Abstract: The study of coherent magnonic interactions relies implicitly on the ability to excite and exploit long-lived spin wave excitations in a magnetic material. That requirement has led to a reliance on yittrium iron garnet (YIG), which for half a century has reigned as the unchallenged leader in low-loss magnetic resonance despite extensive efforts to identify alternative materials. Surprisingly, the organic-based ferrimagnet vanadium tetracyanoethylene (V[TCNE]x; x ≈ 2) has recently emerged as a compelling alternative to YIG. In contrast to other organic-based materials, V[TCNE]x exhibits robust magnetism, has a single-peaked narrow magnetic resonance feature (less than 1 G at 10 GHz), and has a Curie temperature over 600 K with sharp hysteresis switching to full saturation at room temperature.
Here, we present the synthesis of a new class of organic-based magnetic nanostructures consisting of nanowires of V[TCNE]x that assemble along the ridges of a grooved substrate. These nanowires exhibit uniaxial magnetic anisotropy in direct contrast to the isotropic in-plane response of typical thin films. When different magnon modes excited in these structures are brought into resonance by varying the orientation of an in-plane magnetic field, we observe anticrossing behavior, indicating strong coherent coupling between excitations. Furthermore, micromagnetic simulations of the nanostructures faithfully reproduce the experimentally measured spectra, including spin-wave and other higher-order modes.
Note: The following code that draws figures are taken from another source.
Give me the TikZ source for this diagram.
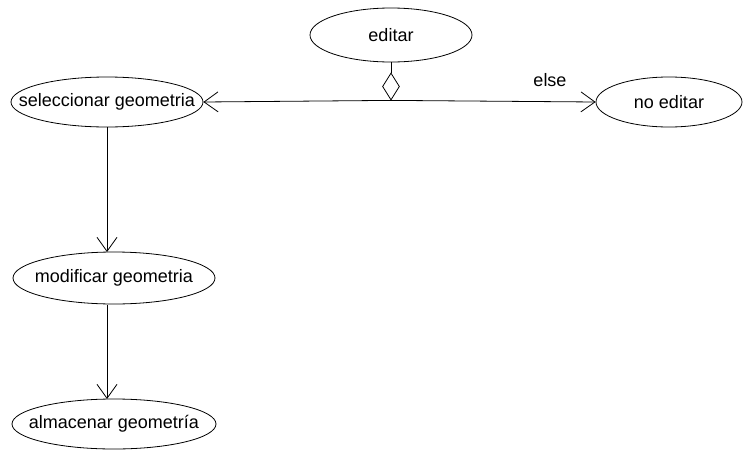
\documentclass[tikz,border=0pt]{standalone}
\usepackage{fontspec}
\setmainfont{Liberation Sans}
\usetikzlibrary{shapes.geometric,arrows.meta}
\newcommand{\uctext}[1]{\makebox[0pt]{#1}}
\begin{document}
\begin{tikzpicture}[x=1pt,y=-1pt,
  label text/.style={font=\fontsize{18}{21}\selectfont},
  usecase/.style={ellipse,draw,line width=0.8pt,inner sep=0pt,label text},
  flow/.style={draw,line width=0.8pt,-{Straight Barb[length=14pt,width=20pt,line width=0.8pt]}},
  choice/.style={diamond,draw,line width=0.8pt,inner sep=0pt,minimum width=17pt,minimum height=27pt}]
\useasboundingbox (0,0) rectangle (747,450);
\node[usecase,minimum width=162pt,minimum height=54pt] (editar) at (391,35) {\uctext{editar}};
\node[usecase,minimum width=192pt,minimum height=50pt] (sel) at (107,102) {\uctext{seleccionar geometria}};
\node[usecase,minimum width=146pt,minimum height=50pt] (no) at (669,102) {\uctext{no editar}};
\node[usecase,minimum width=202pt,minimum height=52pt] (mod) at (114,278) {\uctext{modificar geometria}};
\node[usecase,minimum width=204pt,minimum height=50pt] (alm) at (114,424) {\uctext{almacenar geometría}};
\node[choice] (d) at (391,86.5) {};
\draw[line width=0.8pt] (editar.south) -- (d.north);
\draw[flow] (d.south) -- (sel.east);
\draw[flow] (d.south) -- (no.west);
\node[label text] (else) at (550,80) {else};
\coordinate (selb) at (107,127);
\coordinate (modt) at (107,252);
\coordinate (modb) at (107,305);
\coordinate (almt) at (107,399);
\draw[flow] (selb) -- (modt);
\draw[flow] (modb) -- (almt);
\end{tikzpicture}
\end{document}
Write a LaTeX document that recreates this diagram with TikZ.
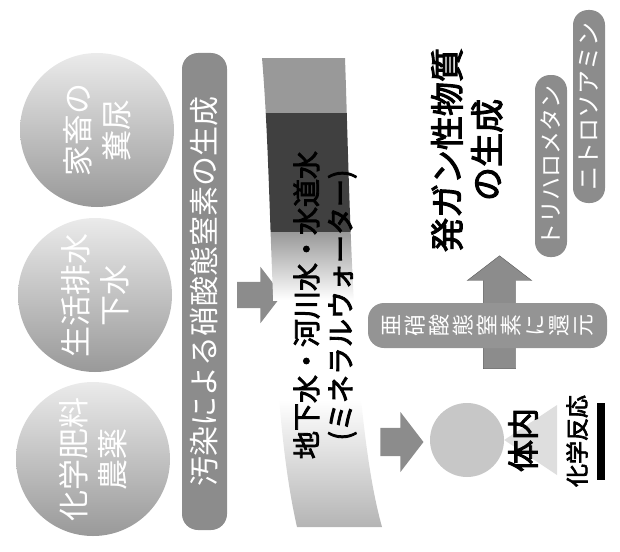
\documentclass[tikz,border=0pt]{standalone}
\usepackage{fontspec}
\setmainfont{Noto Sans CJK JP}
\newfontfamily\jpbold{Noto Sans CJK JP}[FakeBold=3]
\usetikzlibrary{shapes.arrows}

\begin{document}
\begin{tikzpicture}[
   x=1pt, y=-1pt,
   source/.style={circle, minimum size=154pt, inner sep=0pt, rotate=90,
      top color=black!8, bottom color=black!40, text=white,
      align=center, font=\fontsize{31}{39}\selectfont},
   bar/.style={rounded corners=16pt, fill=black!45, text=white, inner sep=0pt, rotate=90},
   blockarrow/.style={single arrow, fill=black!45, inner sep=0pt, single arrow tip angle=105},
   label/.style={rotate=90, align=center}
]
\useasboundingbox (0,0) rectangle (620,551);

% Sources
\node[source] (manure) at (97,130) {家畜の\\糞尿};
\node[source] (sewage) at (95,295) {生活排水\\下水};
\node[source] (fert) at (93,459) {化学肥料\\農薬};

% Nitrate
\node[bar, minimum width=477pt, minimum height=45pt, font=\fontsize{30}{30}\selectfont]
   (nitrate) at (204.5,291.5) {汚染による硝酸態窒素の生成};
\node[blockarrow, minimum height=45pt, inner ysep=13pt, single arrow head extend=15pt]
   (toWater) at (254.5,295) {};

% Water
\begin{scope}
  \clip (262,58) .. controls (274,200) and (268,400) .. (297,527)
     -- (382,527) .. controls (352,420) and (350,200) .. (345,58) -- cycle;
  \fill[black!40] (250,50) rectangle (390,113);
  \fill[black!75] (250,113) rectangle (390,232);
  \shade[top color=black!40, bottom color=white] (250,232) rectangle (390,300);
  \shade[top color=white, bottom color=black!30] (250,400) rectangle (390,530);
\end{scope}
\node[label, font=\jpbold\fontsize{28}{34}\selectfont] (water) at (325,305)
   {地下水・河川水・水道水\\(ミネラルウォーター)};

% Body
\node[blockarrow, minimum height=43pt, inner ysep=14pt, single arrow head extend=16pt]
   (toBody) at (396.5,442) {};
\node[circle, minimum size=74pt, fill=black!22] (body) at (467,440) {};
\fill[black!13] (body.east) -- (557,405) -- (557,475) -- cycle;
\node[label, font=\jpbold\fontsize{32}{32}\selectfont] (inside) at (523,440) {体内};
\node[label, font=\jpbold\fontsize{23}{23}\selectfont] (reaction) at (577,441) {化学反応};
\node[fill=black, minimum width=8pt, minimum height=77pt, inner sep=0pt] (rule) at (601,441) {};

% Reduction
\node[blockarrow, rotate=90, minimum height=113pt, inner ysep=16pt, single arrow head extend=16pt,
   draw=black!65] (toCancer) at (499.5,318.5) {};
\node[bar, minimum width=45pt, minimum height=239pt, fill=black!42, font=\fontsize{22}{24}\selectfont, align=center]
   (reduce) at (487.5,325.5) {亜\\硝\\酸\\態\\窒\\素\\に\\還\\元};

% Carcinogens
\node[label, font=\jpbold\fontsize{34}{40}\selectfont] (cancer) at (467,150) {発ガン性物質\\の生成};
\node[bar, minimum width=182pt, minimum height=32pt, rounded corners=15pt, font=\fontsize{23}{23}\selectfont]
   (thm) at (551,166) {トリハロメタン};
\node[bar, minimum width=193pt, minimum height=32pt, rounded corners=15pt, font=\fontsize{24}{24}\selectfont]
   (nitroso) at (589,106.5) {ニトロソアミン};

\end{tikzpicture}
\end{document}
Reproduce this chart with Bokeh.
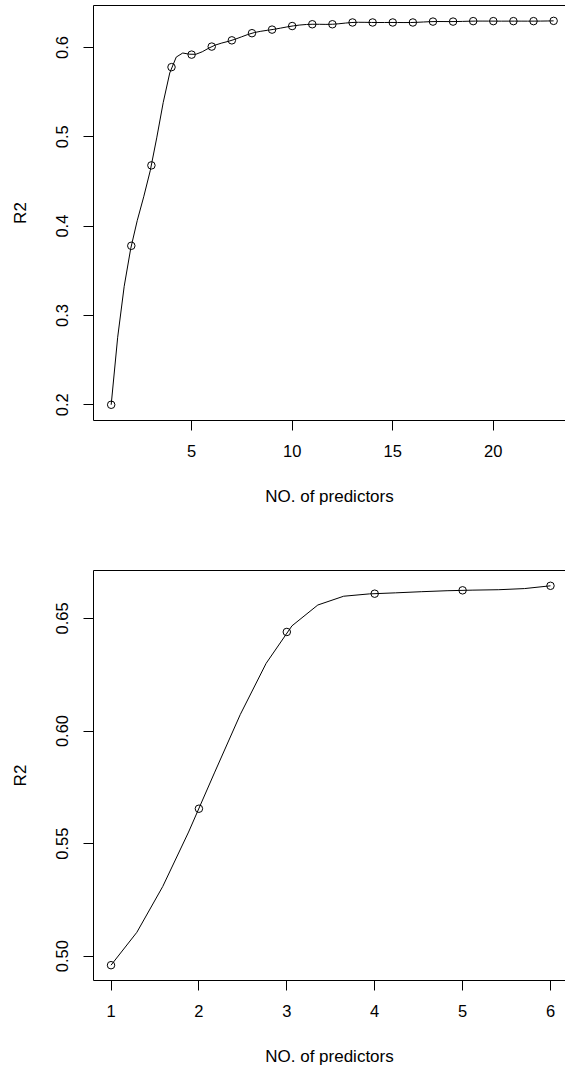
import numpy as np
from bokeh.plotting import figure
from bokeh.layouts import column
from bokeh.models import LinearAxis, FixedTicker, Range1d
from bokeh.embed import file_html
from bokeh.resources import INLINE

# R2 of the best model for each number of predictors (full candidate set)
n_pred_all = list(range(1, 24))
r2_all = [0.200, 0.378, 0.468, 0.578, 0.592, 0.601, 0.608, 0.616, 0.620, 0.624,
          0.626, 0.626, 0.628, 0.628, 0.628, 0.628, 0.629, 0.629, 0.6295, 0.6295,
          0.6295, 0.6295, 0.6298]
x_ticks_all = [5, 10, 15, 20]
y_ticks_all = [0.2, 0.3, 0.4, 0.5, 0.6]
y_labels_all = ["0.2", "0.3", "0.4", "0.5", "0.6"]

# R2 for the reduced candidate set
n_pred_sub = [1, 2, 3, 4, 5, 6]
r2_sub = [0.496, 0.5655, 0.644, 0.661, 0.6625, 0.6645]
x_ticks_sub = [1, 2, 3, 4, 5, 6]
y_ticks_sub = [0.50, 0.55, 0.60, 0.65]
y_labels_sub = ["0.50", "0.55", "0.60", "0.65"]

x_title = "NO. of predictors"
y_title = "R2"

FONT = "Liberation Sans"


def fmm_spline(x, y, n_out):
    """Cubic interpolating spline with Forsythe-Malcolm-Moler end conditions,
    evaluated on n_out evenly spaced abscissae (same as R's spline())."""
    x = np.asarray(x, float)
    y = np.asarray(y, float)
    n = len(x)
    nm1 = n - 1
    b = np.zeros(n)
    c = np.zeros(n)
    d = np.zeros(n)
    d[0] = x[1] - x[0]
    c[1] = (y[1] - y[0]) / d[0]
    for i in range(1, nm1):
        d[i] = x[i + 1] - x[i]
        b[i] = 2.0 * (d[i - 1] + d[i])
        c[i + 1] = (y[i + 1] - y[i]) / d[i]
        c[i] = c[i + 1] - c[i]
    b[0] = -d[0]
    b[nm1] = -d[n - 2]
    c[0] = c[nm1] = 0.0
    if n > 3:
        c[0] = c[2] / (x[3] - x[1]) - c[1] / (x[2] - x[0])
        c[nm1] = c[n - 2] / (x[nm1] - x[n - 3]) - c[n - 3] / (x[n - 2] - x[n - 4])
        c[0] = c[0] * d[0] * d[0] / (x[3] - x[0])
        c[nm1] = -c[nm1] * d[n - 2] * d[n - 2] / (x[nm1] - x[n - 4])
    for i in range(1, n):
        t = d[i - 1] / b[i - 1]
        b[i] = b[i] - t * d[i - 1]
        c[i] = c[i] - t * c[i - 1]
    c[nm1] = c[nm1] / b[nm1]
    for i in range(n - 2, -1, -1):
        c[i] = (c[i] - d[i] * c[i + 1]) / b[i]
    b[nm1] = (y[nm1] - y[n - 2]) / d[n - 2] + d[n - 2] * (c[n - 2] + 2.0 * c[nm1])
    for i in range(nm1):
        b[i] = (y[i + 1] - y[i]) / d[i] - d[i] * (c[i + 1] + 2.0 * c[i])
        d[i] = (c[i + 1] - c[i]) / d[i]
        c[i] = 3.0 * c[i]
    c[nm1] = 3.0 * c[nm1]
    d[nm1] = d[n - 2]

    u = np.linspace(x[0], x[-1], n_out)
    idx = np.clip(np.searchsorted(x, u, side="right") - 1, 0, nm1)
    dx = u - x[idx]
    v = y[idx] + dx * (b[idx] + dx * (c[idx] + dx * d[idx]))
    return u, v


def style_axis(ax, font_size="16.5px"):
    ax.axis_line_color = "black"
    ax.axis_line_width = 1
    ax.major_tick_line_color = "black"
    ax.major_tick_out = 10
    ax.major_tick_in = 0
    ax.minor_tick_out = 0
    ax.minor_tick_in = 0
    ax.major_label_text_font = FONT
    ax.major_label_text_font_size = font_size
    ax.major_label_text_color = "black"
    ax.axis_label_text_font = FONT
    ax.axis_label_text_font_size = "17px"
    ax.axis_label_text_font_style = "normal"
    ax.axis_label_text_color = "black"


def panel(xs, ys, xticks, yticks, ylabels, xr, yr, height, top, bottom, left):
    p = figure(width=565, height=height, output_backend="svg", toolbar_location=None,
               x_range=Range1d(*xr), y_range=Range1d(*yr),
               min_border_top=top, min_border_bottom=bottom,
               min_border_left=left, min_border_right=0)
    p.outline_line_color = None
    p.grid.visible = False
    p.background_fill_color = "white"
    p.border_fill_color = "white"

    xa = p.xaxis[0]
    style_axis(xa)
    xa.ticker = FixedTicker(ticks=xticks)
    xa.axis_label = x_title
    xa.major_label_standoff = 14
    xa.axis_label_standoff = 27

    ya = p.yaxis[0]
    style_axis(ya)
    ya.ticker = FixedTicker(ticks=yticks)
    ya.major_label_overrides = {t: s for t, s in zip(yticks, ylabels)}
    ya.major_label_orientation = "vertical"
    ya.axis_label = y_title
    ya.major_label_standoff = 15
    ya.axis_label_standoff = 24

    # top edge of the plot box
    top_ax = LinearAxis(ticker=FixedTicker(ticks=[]), axis_line_color="black",
                        major_tick_out=0, major_tick_in=0, minor_tick_out=0,
                        minor_tick_in=0, major_label_standoff=0,
                        major_label_text_font_size="0px")
    p.add_layout(top_ax, "above")

    sx, sy = fmm_spline(xs, ys, 3 * len(xs))
    p.line(sx, sy, line_color="black", line_width=1)
    p.scatter(xs, ys, marker="circle", size=7.5, fill_color=None,
              line_color="black", line_width=1)
    return p


p1 = panel(n_pred_all, r2_all, x_ticks_all, y_ticks_all, y_labels_all,
           (0.121, 23.59), (0.1824, 0.647), 540, 5, 120, 92)
p2 = panel(n_pred_sub, r2_sub, x_ticks_sub, y_ticks_sub, y_labels_sub,
           (0.8007, 6.171), (0.4892, 0.6713), 528, 30, 88, 93)

p = column(p1, p2, spacing=0)
open("out.html", "w").write(file_html(p, INLINE))
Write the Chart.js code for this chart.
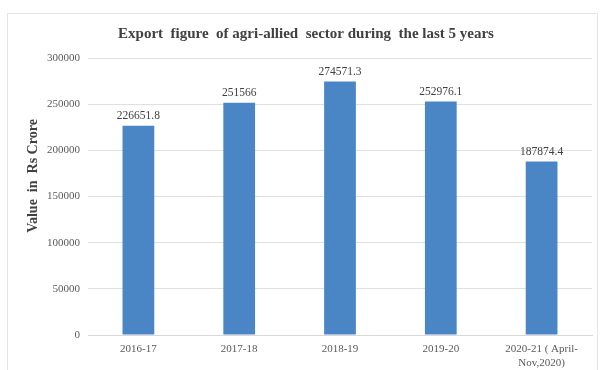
<!DOCTYPE html>
<html>
<head>
<meta charset="utf-8">
<script src="https://cdn.jsdelivr.net/npm/chart.js@4.4.0/dist/chart.umd.min.js"></script>
<style>
  html, body { margin: 0; padding: 0; background: #ffffff; }
  #wrap { width: 602px; height: 370px; position: relative; }
</style>
</head>
<body>
<div id="wrap"><canvas id="grafico"></canvas></div>
<script>
// Dados do gráfico
const anos = ["2016-17", "2017-18", "2018-19", "2019-20", ["2020-21 ( April-", "Nov,2020)"]];
const valores = [226651.8, 251566, 274571.3, 252976.1, 187874.4];
const rotulos = ["226651.8", "251566", "274571.3", "252976.1", "187874.4"];
const ticksY = [0, 50000, 100000, 150000, 200000, 250000, 300000];

const serif = "'Liberation Serif', 'DejaVu Serif', serif";

// borda clara em volta da área do gráfico + título do eixo Y
const borda = {
    id: "borda",
    beforeDraw(chart) {
        const ctx = chart.ctx;
        ctx.save();
        ctx.strokeStyle = "#e4e4e4";
        ctx.lineWidth = 1;
        ctx.strokeRect(7.5, 13.5, 590, 360);
        ctx.restore();
    },
    afterDraw(chart) {
        const ctx = chart.ctx;
        ctx.save();
        ctx.translate(33, 176);
        ctx.rotate(-Math.PI / 2);
        ctx.font = "bold 14px " + serif;
        ctx.fillStyle = "#404040";
        ctx.textAlign = "center";
        ctx.textBaseline = "middle";
        ctx.fillText("Value  in  Rs Crore", 0, 0);
        ctx.restore();
    }
};

// rótulos de valor acima das barras
const rotulosBarras = {
    id: "rotulosBarras",
    afterDatasetsDraw(chart) {
        const ctx = chart.ctx;
        const meta = chart.getDatasetMeta(0);
        ctx.save();
        ctx.font = "11.5px " + serif;
        ctx.fillStyle = "#404040";
        ctx.textAlign = "center";
        ctx.textBaseline = "bottom";
        meta.data.forEach((barra, i) => {
            ctx.fillText(rotulos[i], barra.x, barra.y - 4);
        });
        ctx.restore();
    }
};

new Chart(document.getElementById("grafico").getContext("2d"), {
    type: "bar",
    data: {
        labels: anos,
        datasets: [{
            data: valores,
            backgroundColor: "#4a86c6",
            barPercentage: 0.63,
            categoryPercentage: 0.5
        }]
    },
    options: {
        responsive: true,
        maintainAspectRatio: false,
        animation: false,
        layout: { padding: { left: 20, right: 10, top: 0, bottom: 0 } },
        plugins: {
            legend: { display: false },
            tooltip: { enabled: false },
            title: {
                display: true,
                text: "Export  figure  of agri-allied  sector during  the last 5 years",
                color: "#404040",
                font: { family: serif, size: 15, weight: "bold" },
                padding: { top: 25, bottom: 15 }
            }
        },
        scales: {
            x: {
                afterFit(scale) { scale.height = 35; },
                grid: { display: false, drawTicks: false },
                border: { color: "#d9d9d9" },
                ticks: {
                    color: "#595959",
                    font: { family: serif, size: 11, lineHeight: 1.2 },
                    maxRotation: 0,
                    autoSkip: false,
                    padding: 8
                }
            },
            y: {
                min: 0,
                max: 300000,
                afterFit(scale) { scale.width = 68; },
                afterBuildTicks(scale) { scale.ticks = ticksY.map(v => ({ value: v })); },
                grid: { color: "#e0e0e0", drawTicks: false },
                border: { display: false },
                ticks: {
                    color: "#595959",
                    font: { family: serif, size: 11 },
                    padding: 8,
                    callback: (v) => String(v)
                }
            }
        }
    },
    plugins: [borda, rotulosBarras]
});
</script>
</body>
</html>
We also study films of the V[TCNE]x analogs vanadium methyl tricyanoethylenecarboxylate (V[MeTCEC]x) and vanadium ethyl tricyanoethylene-carboxylate (V[ETCEC]x), which show a temperature-dependent switch in the easy axis from in-plane to out-of-plane, suggesting underlying effects beyond shape anisotropy and pointing toward the presence of an additional contribution to the uniaxial anisotropy.
These results introduce a new degree of freedom for organic-based magnetism and spintronics, allowing for the engineering of magnetic anisotropy in a material that exhibits both robust room-temperature magnetic order and the benefits of low cost, mechanical flexibility, and facile synthesis found in other organic materials.